> **Instruction**:
Reproduce the entries from their first line up to and including the line with "import plotly.graph_objects as go". Leave out everything after it.

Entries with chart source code

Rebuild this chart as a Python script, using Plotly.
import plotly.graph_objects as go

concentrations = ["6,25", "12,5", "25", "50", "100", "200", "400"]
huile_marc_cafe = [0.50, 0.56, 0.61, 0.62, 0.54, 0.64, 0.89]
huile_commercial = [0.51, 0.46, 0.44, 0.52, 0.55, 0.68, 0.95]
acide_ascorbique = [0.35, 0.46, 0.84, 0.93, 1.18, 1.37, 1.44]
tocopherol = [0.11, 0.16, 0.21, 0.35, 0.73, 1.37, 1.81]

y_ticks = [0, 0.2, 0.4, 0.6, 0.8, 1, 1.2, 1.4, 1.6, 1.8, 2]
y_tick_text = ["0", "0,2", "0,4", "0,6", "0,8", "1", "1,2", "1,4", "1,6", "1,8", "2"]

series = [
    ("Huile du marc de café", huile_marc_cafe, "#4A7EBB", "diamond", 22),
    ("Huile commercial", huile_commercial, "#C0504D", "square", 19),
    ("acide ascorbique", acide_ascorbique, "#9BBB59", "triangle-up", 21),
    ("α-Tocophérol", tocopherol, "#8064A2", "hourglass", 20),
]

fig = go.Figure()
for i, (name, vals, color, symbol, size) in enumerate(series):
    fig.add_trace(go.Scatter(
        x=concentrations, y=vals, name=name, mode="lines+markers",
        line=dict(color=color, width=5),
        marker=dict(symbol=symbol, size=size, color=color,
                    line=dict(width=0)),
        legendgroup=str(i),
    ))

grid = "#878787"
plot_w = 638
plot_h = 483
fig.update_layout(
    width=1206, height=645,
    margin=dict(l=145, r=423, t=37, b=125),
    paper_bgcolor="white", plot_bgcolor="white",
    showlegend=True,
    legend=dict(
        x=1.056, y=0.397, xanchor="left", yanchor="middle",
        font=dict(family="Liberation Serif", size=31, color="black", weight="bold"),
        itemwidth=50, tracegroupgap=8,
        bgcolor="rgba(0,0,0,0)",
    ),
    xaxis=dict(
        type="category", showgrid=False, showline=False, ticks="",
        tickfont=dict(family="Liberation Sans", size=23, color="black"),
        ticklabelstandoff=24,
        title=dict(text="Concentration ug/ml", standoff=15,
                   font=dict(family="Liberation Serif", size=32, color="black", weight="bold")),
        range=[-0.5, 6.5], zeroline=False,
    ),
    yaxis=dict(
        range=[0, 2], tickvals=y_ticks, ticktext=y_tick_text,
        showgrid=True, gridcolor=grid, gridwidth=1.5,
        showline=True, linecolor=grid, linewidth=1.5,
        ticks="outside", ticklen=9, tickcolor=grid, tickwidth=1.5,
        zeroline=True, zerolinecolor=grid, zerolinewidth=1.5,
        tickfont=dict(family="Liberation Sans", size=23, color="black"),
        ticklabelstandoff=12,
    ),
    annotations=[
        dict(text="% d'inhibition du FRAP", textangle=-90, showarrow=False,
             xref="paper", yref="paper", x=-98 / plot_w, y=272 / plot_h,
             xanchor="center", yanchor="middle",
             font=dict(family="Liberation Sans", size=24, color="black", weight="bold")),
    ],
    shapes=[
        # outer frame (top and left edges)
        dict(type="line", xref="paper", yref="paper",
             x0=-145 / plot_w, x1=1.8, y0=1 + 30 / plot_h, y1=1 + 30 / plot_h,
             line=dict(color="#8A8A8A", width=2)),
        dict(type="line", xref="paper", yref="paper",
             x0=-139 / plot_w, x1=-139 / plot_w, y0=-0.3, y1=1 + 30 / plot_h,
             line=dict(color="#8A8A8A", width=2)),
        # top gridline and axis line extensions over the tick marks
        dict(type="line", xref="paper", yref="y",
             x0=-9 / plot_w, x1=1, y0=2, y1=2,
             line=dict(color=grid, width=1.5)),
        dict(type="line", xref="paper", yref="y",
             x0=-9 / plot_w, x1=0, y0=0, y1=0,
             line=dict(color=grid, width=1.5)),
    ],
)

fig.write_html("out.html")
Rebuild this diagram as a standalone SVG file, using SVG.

> **Task output**:
Rebuild this chart as a Python script, using Plotly.
import plotly.graph_objects as go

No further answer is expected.